- Short exercise:
Give the count of lines in the data that include the string "this", with no added remarks.

[Rows from a dataset of charts and code]
══════════════════════════════

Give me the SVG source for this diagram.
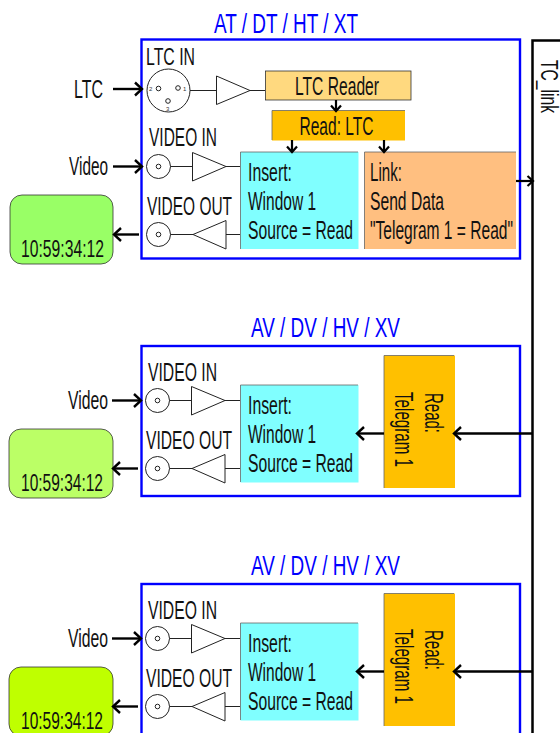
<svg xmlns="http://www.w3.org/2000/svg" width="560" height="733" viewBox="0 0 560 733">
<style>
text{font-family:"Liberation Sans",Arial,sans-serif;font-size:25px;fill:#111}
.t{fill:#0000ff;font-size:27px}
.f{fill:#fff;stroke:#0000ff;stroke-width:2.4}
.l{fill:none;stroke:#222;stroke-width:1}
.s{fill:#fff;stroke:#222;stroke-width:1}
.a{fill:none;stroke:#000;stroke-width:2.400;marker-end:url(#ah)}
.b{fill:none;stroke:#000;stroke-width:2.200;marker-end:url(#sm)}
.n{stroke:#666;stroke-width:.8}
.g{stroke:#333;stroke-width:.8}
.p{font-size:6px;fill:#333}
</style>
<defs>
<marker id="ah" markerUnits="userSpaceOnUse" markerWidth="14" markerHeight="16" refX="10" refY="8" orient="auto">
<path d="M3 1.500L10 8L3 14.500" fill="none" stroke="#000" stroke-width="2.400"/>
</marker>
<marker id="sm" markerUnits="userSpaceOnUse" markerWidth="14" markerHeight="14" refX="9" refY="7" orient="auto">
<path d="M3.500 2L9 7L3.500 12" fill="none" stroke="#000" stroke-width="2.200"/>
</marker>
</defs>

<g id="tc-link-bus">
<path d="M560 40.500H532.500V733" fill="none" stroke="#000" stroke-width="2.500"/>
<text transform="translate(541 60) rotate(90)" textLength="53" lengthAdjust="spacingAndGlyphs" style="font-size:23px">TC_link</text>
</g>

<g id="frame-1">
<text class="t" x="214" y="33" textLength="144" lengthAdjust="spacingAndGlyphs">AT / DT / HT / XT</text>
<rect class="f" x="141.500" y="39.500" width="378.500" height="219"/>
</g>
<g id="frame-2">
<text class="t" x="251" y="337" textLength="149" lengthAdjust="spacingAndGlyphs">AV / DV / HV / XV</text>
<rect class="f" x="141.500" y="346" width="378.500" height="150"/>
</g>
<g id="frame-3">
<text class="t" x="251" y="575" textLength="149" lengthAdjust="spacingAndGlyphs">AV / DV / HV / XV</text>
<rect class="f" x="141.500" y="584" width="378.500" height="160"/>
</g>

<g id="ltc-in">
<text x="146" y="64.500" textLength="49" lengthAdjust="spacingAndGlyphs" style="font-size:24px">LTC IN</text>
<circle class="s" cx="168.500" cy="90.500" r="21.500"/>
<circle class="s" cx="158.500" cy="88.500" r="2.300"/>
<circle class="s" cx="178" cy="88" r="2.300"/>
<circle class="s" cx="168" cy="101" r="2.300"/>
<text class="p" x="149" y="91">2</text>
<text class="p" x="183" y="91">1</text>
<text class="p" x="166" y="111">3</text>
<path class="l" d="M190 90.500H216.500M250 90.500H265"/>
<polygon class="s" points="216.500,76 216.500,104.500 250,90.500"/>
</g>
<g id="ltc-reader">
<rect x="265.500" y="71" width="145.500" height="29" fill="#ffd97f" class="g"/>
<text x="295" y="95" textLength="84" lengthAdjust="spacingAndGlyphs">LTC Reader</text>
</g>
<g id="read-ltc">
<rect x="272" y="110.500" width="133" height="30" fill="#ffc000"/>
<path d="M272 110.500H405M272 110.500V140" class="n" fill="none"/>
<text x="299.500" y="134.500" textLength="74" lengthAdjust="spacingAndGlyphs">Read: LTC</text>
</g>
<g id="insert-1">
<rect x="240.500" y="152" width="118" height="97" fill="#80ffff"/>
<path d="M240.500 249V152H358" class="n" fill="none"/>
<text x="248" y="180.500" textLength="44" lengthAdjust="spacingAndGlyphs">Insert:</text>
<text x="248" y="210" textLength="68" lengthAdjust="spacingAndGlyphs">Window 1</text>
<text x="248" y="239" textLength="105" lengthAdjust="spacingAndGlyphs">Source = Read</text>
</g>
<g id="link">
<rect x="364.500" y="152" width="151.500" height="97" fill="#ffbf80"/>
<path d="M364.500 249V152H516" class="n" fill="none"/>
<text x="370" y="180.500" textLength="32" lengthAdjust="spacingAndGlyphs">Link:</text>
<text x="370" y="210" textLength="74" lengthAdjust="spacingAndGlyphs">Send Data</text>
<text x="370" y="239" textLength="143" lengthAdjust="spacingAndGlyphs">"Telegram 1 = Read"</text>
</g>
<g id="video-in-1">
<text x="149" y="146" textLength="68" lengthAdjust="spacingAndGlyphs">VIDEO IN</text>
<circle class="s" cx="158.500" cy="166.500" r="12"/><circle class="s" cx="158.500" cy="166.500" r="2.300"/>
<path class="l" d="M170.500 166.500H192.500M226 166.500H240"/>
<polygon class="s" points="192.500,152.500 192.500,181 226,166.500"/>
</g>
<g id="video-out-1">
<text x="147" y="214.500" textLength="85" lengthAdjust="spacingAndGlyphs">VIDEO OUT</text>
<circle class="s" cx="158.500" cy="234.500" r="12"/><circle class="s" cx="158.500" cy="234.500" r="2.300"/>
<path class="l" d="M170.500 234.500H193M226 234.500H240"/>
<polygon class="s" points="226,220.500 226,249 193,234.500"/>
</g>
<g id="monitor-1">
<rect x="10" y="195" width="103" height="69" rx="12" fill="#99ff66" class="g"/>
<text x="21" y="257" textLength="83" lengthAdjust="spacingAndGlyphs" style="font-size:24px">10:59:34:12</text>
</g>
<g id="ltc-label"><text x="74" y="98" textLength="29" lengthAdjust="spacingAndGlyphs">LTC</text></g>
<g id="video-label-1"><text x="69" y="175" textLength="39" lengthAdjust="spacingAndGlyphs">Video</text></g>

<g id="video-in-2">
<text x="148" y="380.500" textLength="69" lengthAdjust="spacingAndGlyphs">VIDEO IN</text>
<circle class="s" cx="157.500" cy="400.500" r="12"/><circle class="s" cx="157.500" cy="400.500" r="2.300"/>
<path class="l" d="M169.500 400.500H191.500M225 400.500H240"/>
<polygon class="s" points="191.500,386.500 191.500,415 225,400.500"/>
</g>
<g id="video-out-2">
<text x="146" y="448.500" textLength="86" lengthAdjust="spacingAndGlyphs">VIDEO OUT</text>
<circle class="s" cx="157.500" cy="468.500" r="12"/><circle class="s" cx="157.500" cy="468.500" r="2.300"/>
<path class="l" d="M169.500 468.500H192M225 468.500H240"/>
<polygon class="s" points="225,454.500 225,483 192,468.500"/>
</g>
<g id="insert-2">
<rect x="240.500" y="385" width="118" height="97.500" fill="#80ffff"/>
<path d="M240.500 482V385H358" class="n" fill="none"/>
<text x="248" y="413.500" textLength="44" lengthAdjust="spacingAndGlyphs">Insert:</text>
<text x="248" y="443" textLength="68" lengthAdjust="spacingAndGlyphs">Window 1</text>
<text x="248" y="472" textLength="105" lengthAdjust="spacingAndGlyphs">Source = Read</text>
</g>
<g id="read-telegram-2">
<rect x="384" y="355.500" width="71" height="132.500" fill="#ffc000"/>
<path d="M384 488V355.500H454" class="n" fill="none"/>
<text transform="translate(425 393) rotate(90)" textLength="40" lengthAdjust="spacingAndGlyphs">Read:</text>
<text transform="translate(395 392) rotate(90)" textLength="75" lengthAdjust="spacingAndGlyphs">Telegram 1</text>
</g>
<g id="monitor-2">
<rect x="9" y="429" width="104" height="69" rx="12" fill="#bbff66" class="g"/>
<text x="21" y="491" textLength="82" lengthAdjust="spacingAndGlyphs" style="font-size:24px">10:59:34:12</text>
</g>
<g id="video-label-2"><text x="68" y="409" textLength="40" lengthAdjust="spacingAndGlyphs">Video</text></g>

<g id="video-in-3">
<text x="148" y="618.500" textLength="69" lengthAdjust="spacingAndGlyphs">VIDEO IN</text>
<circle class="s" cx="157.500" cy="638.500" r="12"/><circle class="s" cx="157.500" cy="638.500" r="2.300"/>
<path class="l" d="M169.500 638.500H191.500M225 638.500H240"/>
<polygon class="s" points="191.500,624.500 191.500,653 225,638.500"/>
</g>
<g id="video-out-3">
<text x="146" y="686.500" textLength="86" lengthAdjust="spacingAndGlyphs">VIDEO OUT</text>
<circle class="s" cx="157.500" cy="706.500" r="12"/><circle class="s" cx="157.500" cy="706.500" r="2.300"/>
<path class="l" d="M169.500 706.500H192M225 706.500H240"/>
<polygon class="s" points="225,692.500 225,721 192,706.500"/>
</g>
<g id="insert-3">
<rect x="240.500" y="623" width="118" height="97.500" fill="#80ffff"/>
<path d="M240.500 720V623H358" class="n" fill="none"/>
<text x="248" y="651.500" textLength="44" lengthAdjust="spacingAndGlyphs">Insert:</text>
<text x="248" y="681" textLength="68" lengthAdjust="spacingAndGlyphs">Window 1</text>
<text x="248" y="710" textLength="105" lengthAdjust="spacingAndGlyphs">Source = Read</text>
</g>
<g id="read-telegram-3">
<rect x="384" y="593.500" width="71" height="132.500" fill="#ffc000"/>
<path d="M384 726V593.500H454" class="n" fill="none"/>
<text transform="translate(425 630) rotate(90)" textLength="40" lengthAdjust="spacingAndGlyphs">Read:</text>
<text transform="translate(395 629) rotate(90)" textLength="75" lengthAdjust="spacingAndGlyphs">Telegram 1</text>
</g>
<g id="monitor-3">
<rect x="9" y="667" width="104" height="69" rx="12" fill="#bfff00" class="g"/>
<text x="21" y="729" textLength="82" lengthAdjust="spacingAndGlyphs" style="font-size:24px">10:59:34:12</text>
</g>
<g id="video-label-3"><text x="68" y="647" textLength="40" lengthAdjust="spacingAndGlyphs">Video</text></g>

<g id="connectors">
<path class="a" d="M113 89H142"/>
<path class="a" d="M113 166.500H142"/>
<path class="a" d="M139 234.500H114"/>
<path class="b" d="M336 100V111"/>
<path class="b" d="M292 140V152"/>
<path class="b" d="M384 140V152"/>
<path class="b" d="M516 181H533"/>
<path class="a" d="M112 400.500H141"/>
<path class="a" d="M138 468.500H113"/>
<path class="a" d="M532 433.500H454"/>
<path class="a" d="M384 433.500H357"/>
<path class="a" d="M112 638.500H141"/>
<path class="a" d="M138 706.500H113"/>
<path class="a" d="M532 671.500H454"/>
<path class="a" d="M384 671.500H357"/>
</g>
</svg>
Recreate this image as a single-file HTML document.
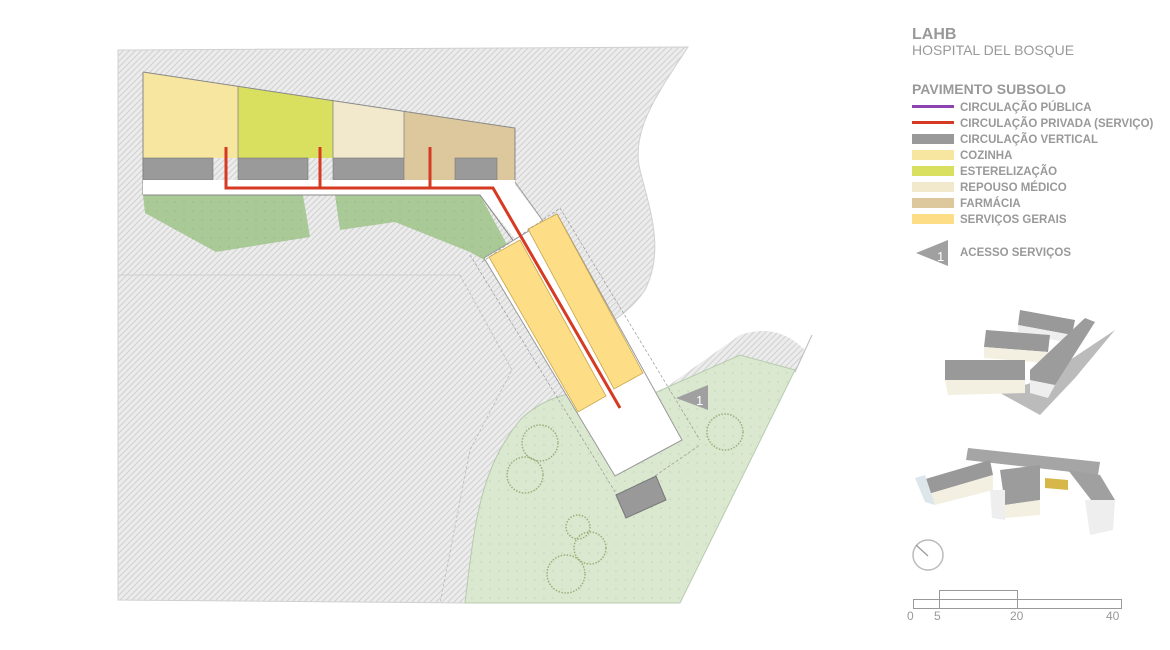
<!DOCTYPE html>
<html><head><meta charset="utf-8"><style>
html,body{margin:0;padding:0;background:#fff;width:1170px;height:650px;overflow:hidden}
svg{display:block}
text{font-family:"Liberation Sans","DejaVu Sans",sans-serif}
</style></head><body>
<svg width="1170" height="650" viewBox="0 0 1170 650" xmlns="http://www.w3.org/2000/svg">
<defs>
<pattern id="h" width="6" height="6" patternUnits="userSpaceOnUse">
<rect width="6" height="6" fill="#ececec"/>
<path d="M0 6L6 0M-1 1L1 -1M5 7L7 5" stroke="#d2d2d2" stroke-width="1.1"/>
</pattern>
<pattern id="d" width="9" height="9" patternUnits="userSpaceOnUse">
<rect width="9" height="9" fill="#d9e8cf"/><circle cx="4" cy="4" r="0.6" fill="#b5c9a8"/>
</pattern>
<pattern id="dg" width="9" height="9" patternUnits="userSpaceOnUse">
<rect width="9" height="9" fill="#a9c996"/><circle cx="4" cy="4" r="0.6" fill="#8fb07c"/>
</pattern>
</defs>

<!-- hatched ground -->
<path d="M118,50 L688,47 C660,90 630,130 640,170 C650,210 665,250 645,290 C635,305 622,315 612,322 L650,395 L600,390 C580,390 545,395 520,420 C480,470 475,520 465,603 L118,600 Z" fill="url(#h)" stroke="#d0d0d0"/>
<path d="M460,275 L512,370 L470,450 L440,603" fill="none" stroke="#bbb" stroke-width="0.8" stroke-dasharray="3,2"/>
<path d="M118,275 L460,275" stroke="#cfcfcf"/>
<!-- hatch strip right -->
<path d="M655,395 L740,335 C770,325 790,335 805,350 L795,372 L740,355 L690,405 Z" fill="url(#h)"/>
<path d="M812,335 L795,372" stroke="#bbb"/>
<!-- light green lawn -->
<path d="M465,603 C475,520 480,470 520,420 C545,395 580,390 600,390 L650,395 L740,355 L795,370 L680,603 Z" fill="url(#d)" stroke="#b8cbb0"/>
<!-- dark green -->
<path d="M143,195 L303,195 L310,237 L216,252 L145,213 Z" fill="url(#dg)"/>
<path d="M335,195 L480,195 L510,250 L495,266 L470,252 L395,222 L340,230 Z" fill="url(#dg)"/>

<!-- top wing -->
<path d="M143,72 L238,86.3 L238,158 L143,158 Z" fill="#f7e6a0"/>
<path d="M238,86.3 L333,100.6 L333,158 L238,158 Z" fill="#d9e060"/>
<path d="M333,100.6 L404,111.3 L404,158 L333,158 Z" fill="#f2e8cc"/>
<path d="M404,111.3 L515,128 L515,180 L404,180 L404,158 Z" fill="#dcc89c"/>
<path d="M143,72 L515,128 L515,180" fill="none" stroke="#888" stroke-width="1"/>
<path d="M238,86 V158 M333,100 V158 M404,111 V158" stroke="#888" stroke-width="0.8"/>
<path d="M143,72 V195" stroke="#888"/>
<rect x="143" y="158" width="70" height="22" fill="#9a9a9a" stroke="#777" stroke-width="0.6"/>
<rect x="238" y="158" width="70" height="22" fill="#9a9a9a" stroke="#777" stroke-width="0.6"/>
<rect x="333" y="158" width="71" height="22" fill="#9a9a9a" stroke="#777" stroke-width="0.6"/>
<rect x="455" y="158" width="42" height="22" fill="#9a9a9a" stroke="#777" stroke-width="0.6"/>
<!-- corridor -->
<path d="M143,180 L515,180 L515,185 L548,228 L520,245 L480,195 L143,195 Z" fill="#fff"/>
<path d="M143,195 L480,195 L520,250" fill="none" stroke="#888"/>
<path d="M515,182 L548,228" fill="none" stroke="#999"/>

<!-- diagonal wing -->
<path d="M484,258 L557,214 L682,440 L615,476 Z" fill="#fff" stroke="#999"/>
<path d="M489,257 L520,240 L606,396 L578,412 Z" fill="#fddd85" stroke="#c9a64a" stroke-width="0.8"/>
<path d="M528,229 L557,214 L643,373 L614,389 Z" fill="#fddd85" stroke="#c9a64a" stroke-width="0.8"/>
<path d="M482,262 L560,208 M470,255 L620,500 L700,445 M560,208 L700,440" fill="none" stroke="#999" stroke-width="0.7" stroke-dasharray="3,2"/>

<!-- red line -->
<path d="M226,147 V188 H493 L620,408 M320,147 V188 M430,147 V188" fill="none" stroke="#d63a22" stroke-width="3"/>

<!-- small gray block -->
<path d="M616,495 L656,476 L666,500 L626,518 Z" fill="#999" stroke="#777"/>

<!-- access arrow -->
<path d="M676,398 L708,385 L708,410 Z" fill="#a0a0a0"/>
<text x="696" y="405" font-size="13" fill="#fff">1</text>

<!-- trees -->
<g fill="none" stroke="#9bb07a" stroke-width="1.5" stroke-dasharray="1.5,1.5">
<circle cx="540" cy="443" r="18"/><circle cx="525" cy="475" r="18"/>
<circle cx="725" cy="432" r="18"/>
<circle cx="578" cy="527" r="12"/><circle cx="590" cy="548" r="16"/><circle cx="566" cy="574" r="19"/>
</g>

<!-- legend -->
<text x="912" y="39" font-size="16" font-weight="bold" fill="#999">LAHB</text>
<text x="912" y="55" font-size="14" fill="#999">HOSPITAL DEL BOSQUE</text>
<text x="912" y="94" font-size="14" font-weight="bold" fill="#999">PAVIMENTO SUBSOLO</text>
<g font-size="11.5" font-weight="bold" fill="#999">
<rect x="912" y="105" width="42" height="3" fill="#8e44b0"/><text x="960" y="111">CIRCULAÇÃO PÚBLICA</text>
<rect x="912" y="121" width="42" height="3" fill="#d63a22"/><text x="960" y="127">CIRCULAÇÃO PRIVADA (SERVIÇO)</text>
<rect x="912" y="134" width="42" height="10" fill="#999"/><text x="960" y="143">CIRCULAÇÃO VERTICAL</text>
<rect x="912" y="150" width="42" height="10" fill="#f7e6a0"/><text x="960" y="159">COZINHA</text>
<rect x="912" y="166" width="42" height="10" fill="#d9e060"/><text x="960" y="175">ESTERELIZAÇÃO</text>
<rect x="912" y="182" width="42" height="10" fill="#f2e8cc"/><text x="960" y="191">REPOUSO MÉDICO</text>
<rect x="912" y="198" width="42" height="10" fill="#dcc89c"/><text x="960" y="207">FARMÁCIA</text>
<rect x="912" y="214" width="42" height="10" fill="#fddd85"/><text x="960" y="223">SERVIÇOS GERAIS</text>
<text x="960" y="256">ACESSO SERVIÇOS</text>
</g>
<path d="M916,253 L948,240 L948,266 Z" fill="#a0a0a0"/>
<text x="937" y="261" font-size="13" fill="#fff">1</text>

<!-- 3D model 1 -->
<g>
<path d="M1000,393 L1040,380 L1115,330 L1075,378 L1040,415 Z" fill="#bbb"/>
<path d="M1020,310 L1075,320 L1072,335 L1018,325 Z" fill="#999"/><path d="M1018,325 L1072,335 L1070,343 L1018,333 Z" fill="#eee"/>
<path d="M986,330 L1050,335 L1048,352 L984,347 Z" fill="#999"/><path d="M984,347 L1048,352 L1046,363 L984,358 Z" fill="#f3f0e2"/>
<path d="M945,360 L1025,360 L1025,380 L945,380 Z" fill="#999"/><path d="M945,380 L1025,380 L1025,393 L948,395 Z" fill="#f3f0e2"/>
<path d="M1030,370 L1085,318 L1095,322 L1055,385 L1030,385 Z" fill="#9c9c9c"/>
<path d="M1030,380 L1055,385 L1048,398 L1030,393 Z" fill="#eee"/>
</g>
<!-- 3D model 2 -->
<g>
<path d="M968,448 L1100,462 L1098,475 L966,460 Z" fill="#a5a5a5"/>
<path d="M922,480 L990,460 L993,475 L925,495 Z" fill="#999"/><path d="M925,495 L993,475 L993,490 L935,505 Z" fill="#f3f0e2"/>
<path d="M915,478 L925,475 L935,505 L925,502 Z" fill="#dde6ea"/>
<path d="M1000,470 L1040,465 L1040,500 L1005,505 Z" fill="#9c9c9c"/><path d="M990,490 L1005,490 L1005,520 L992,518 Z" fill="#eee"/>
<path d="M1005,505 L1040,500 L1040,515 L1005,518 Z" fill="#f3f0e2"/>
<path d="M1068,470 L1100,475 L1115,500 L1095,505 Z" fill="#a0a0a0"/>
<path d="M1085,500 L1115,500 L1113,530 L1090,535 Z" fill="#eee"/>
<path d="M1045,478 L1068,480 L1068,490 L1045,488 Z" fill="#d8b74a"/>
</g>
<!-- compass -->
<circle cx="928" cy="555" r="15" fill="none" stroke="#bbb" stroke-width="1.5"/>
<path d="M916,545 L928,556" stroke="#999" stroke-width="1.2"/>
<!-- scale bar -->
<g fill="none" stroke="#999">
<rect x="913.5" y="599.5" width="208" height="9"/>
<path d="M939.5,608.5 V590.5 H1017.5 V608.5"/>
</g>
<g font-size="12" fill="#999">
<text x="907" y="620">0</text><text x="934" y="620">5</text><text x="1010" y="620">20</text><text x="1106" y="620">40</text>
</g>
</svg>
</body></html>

══════════════════════════════

- Written response:
2